- [What you need to do]
Can you copy out the data exactly? Leave the images out.
= = =
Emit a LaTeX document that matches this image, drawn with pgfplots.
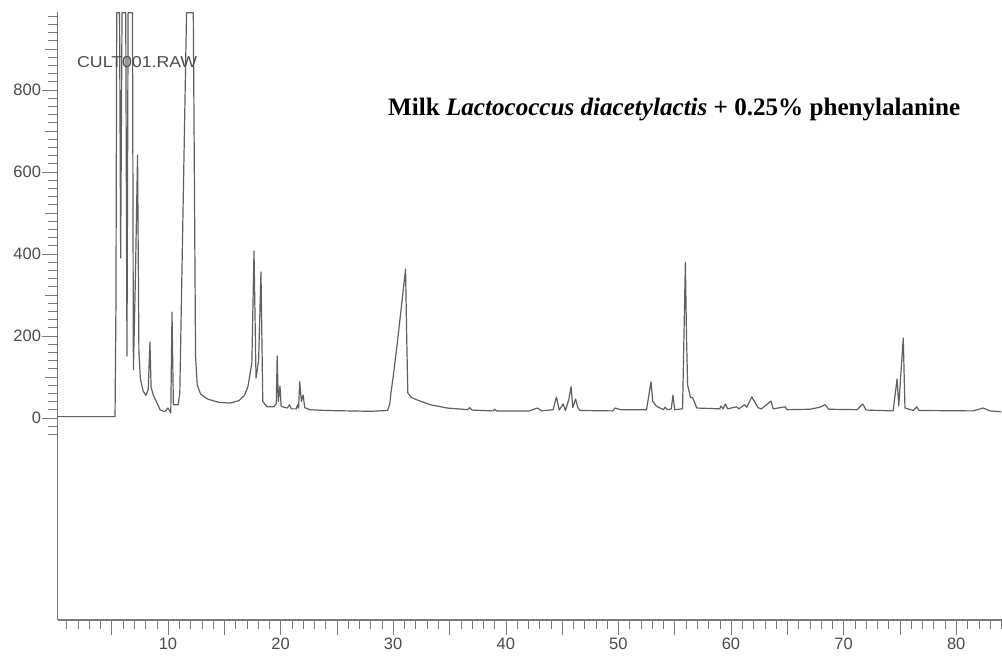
\documentclass[border=0pt]{standalone}
\usepackage{pgfplots}
\pgfplotsset{compat=1.18}
\usepackage{fontspec}
\setmainfont{Liberation Sans}
\newfontfamily\timesf{Liberation Serif}
\definecolor{trace}{HTML}{606060}
\definecolor{axgray}{HTML}{7A7A7A}
\definecolor{lblgray}{HTML}{4A4A4A}
\begin{document}
\begin{tikzpicture}[x=1bp,y=1bp]
\useasboundingbox (0,0) rectangle (1002,658);
\begin{axis}[
  at={(57.5bp,38bp)}, anchor=south west,
  scale only axis, width=944.5bp, height=608bp,
  xmin=0.19, xmax=84.07, ymin=-493, ymax=990,
  axis lines=left, axis line style={-, draw=axgray, line width=1.1bp},
  clip=false,
  tick align=outside,
  tick style={draw=axgray, line width=0.9bp},
  major tick length=15bp, minor tick length=9bp,
  xtick={10,20,...,80},
  minor xtick={1,2,...,84},
  extra x ticks={5,15,...,75},
  extra x tick labels={},
  ytick={0,200,...,800},
  minor ytick={-40,-20,...,980},
  extra y ticks={100,300,...,900},
  extra y tick labels={},
  extra y tick style={major tick length=12bp},
  /pgf/number format/assume math mode=true,
  tick label style={font=\fontsize{16.5bp}{18bp}\selectfont, text=lblgray},
  yticklabel style={xshift=2bp},
  xticklabel style={yshift=1bp},
  every tick/.style={draw=axgray},
]
\addplot[trace, line width=1.2bp, line join=round] coordinates {
(0.2,3) (5.30,3) (5.38,275) (5.45,988) (5.70,988) (5.80,390) (5.92,988) (6.25,988)
(6.36,151) (6.46,988) (6.85,988) (6.93,117) (7.10,330) (7.30,641) (7.42,160) (7.55,95)
(7.80,65) (8.05,55) (8.25,70) (8.40,185) (8.50,75) (8.70,55) (8.90,44) (9.30,20)
(9.70,15) (10.00,24) (10.25,12) (10.36,258) (10.48,32) (10.90,32) (11.05,60) (11.65,988)
(12.25,988) (12.45,150) (12.60,80) (12.90,58) (13.50,46) (14.50,38) (15.50,36) (16.30,42)
(16.80,55) (17.10,76) (17.45,134) (17.64,407) (17.82,97) (18.05,140) (18.26,356) (18.42,40)
(18.80,27) (19.40,27) (19.62,35) (19.70,151) (19.80,40) (19.95,78) (20.05,28) (20.60,24)
(20.80,32) (20.95,22) (21.40,22) (21.50,32) (21.60,24) (21.70,88) (21.85,40) (22.00,56)
(22.15,25) (22.60,20) (24.00,18) (26.00,17) (28.00,16) (29.50,18) (29.70,34) (29.80,60)
(30.00,100) (30.40,190) (31.10,363) (31.20,200) (31.30,61) (31.60,50) (32.10,44) (33.30,32)
(34.80,24) (36.60,20) (36.80,25) (37.00,19) (38.90,17) (39.00,21) (39.2,17) (42.1,17)
(42.8,24) (43.2,17) (44.2,20) (44.5,51) (44.75,19) (45.1,34) (45.3,18) (45.6,45)
(45.8,76) (45.95,25) (46.2,46) (46.4,25) (46.6,18) (49.5,17) (49.7,24) (50.2,20)
(52.5,20) (52.9,88) (53.05,40) (53.4,28) (53.7,24) (54.0,20) (54.15,26) (54.35,20)
(54.7,22) (54.85,56) (55.0,20) (55.7,22) (55.95,380) (56.05,200) (56.15,80) (56.4,50)
(56.6,49) (56.97,24) (59.0,22) (59.1,29) (59.3,22) (59.5,34) (59.7,22) (60.5,27)
(60.7,22) (61.2,32) (61.4,26) (61.85,51) (62.1,39) (62.4,25) (62.7,22) (63.55,41)
(63.75,22) (64.8,27) (65.0,20) (67.0,21) (67.9,26) (68.35,32) (68.7,21) (71.2,20)
(71.7,34) (72.0,19) (74.4,17) (74.75,95) (74.9,29) (75.3,195) (75.45,24) (76.2,18)
(76.5,27) (76.7,18) (81.5,17) (82.4,24) (83.0,17) (84.0,15)
};
\end{axis}
\node[anchor=base west, inner sep=0pt, text=lblgray] at (77,590)
  {\resizebox{120bp}{11bp}{CULT001.RAW}};
\node[anchor=base west, inner sep=0pt] at (388,542)
  {\resizebox{572bp}{!}{\timesf\bfseries Milk \textit{Lactococcus diacetylactis} + 0.25\% phenylalanine}};
\end{tikzpicture}
\end{document}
= = =
- [Correct response]
Emit a LaTeX document that matches this image, drawn with pgfplots.
\documentclass[border=0pt]{standalone}
\usepackage{pgfplots}
\pgfplotsset{compat=1.18}
\usepackage{fontspec}
\setmainfont{Liberation Sans}
\newfontfamily\timesf{Liberation Serif}
\definecolor{trace}{HTML}{606060}
\definecolor{axgray}{HTML}{7A7A7A}
\definecolor{lblgray}{HTML}{4A4A4A}
\begin{document}
\begin{tikzpicture}[x=1bp,y=1bp]
\useasboundingbox (0,0) rectangle (1002,658);
\begin{axis}[
  at={(57.5bp,38bp)}, anchor=south west,
  scale only axis, width=944.5bp, height=608bp,
  xmin=0.19, xmax=84.07, ymin=-493, ymax=990,
  axis lines=left, axis line style={-, draw=axgray, line width=1.1bp},
  clip=false,
  tick align=outside,
  tick style={draw=axgray, line width=0.9bp},
  major tick length=15bp, minor tick length=9bp,
  xtick={10,20,...,80},
  minor xtick={1,2,...,84},
  extra x ticks={5,15,...,75},
  extra x tick labels={},
  ytick={0,200,...,800},
  minor ytick={-40,-20,...,980},
  extra y ticks={100,300,...,900},
  extra y tick labels={},
  extra y tick style={major tick length=12bp},
  /pgf/number format/assume math mode=true,
  tick label style={font=\fontsize{16.5bp}{18bp}\selectfont, text=lblgray},
  yticklabel style={xshift=2bp},
  xticklabel style={yshift=1bp},
  every tick/.style={draw=axgray},
]
\addplot[trace, line width=1.2bp, line join=round] coordinates {
(0.2,3) (5.30,3) (5.38,275) (5.45,988) (5.70,988) (5.80,390) (5.92,988) (6.25,988)
(6.36,151) (6.46,988) (6.85,988) (6.93,117) (7.10,330) (7.30,641) (7.42,160) (7.55,95)
(7.80,65) (8.05,55) (8.25,70) (8.40,185) (8.50,75) (8.70,55) (8.90,44) (9.30,20)
(9.70,15) (10.00,24) (10.25,12) (10.36,258) (10.48,32) (10.90,32) (11.05,60) (11.65,988)
(12.25,988) (12.45,150) (12.60,80) (12.90,58) (13.50,46) (14.50,38) (15.50,36) (16.30,42)
(16.80,55) (17.10,76) (17.45,134) (17.64,407) (17.82,97) (18.05,140) (18.26,356) (18.42,40)
(18.80,27) (19.40,27) (19.62,35) (19.70,151) (19.80,40) (19.95,78) (20.05,28) (20.60,24)
(20.80,32) (20.95,22) (21.40,22) (21.50,32) (21.60,24) (21.70,88) (21.85,40) (22.00,56)
(22.15,25) (22.60,20) (24.00,18) (26.00,17) (28.00,16) (29.50,18) (29.70,34) (29.80,60)
(30.00,100) (30.40,190) (31.10,363) (31.20,200) (31.30,61) (31.60,50) (32.10,44) (33.30,32)
(34.80,24) (36.60,20) (36.80,25) (37.00,19) (38.90,17) (39.00,21) (39.2,17) (42.1,17)
(42.8,24) (43.2,17) (44.2,20) (44.5,51) (44.75,19) (45.1,34) (45.3,18) (45.6,45)
(45.8,76) (45.95,25) (46.2,46) (46.4,25) (46.6,18) (49.5,17) (49.7,24) (50.2,20)
(52.5,20) (52.9,88) (53.05,40) (53.4,28) (53.7,24) (54.0,20) (54.15,26) (54.35,20)
(54.7,22) (54.85,56) (55.0,20) (55.7,22) (55.95,380) (56.05,200) (56.15,80) (56.4,50)
(56.6,49) (56.97,24) (59.0,22) (59.1,29) (59.3,22) (59.5,34) (59.7,22) (60.5,27)
(60.7,22) (61.2,32) (61.4,26) (61.85,51) (62.1,39) (62.4,25) (62.7,22) (63.55,41)
(63.75,22) (64.8,27) (65.0,20) (67.0,21) (67.9,26) (68.35,32) (68.7,21) (71.2,20)
(71.7,34) (72.0,19) (74.4,17) (74.75,95) (74.9,29) (75.3,195) (75.45,24) (76.2,18)
(76.5,27) (76.7,18) (81.5,17) (82.4,24) (83.0,17) (84.0,15)
};
\end{axis}
\node[anchor=base west, inner sep=0pt, text=lblgray] at (77,590)
  {\resizebox{120bp}{11bp}{CULT001.RAW}};
\node[anchor=base west, inner sep=0pt] at (388,542)
  {\resizebox{572bp}{!}{\timesf\bfseries Milk \textit{Lactococcus diacetylactis} + 0.25\% phenylalanine}};
\end{tikzpicture}
\end{document}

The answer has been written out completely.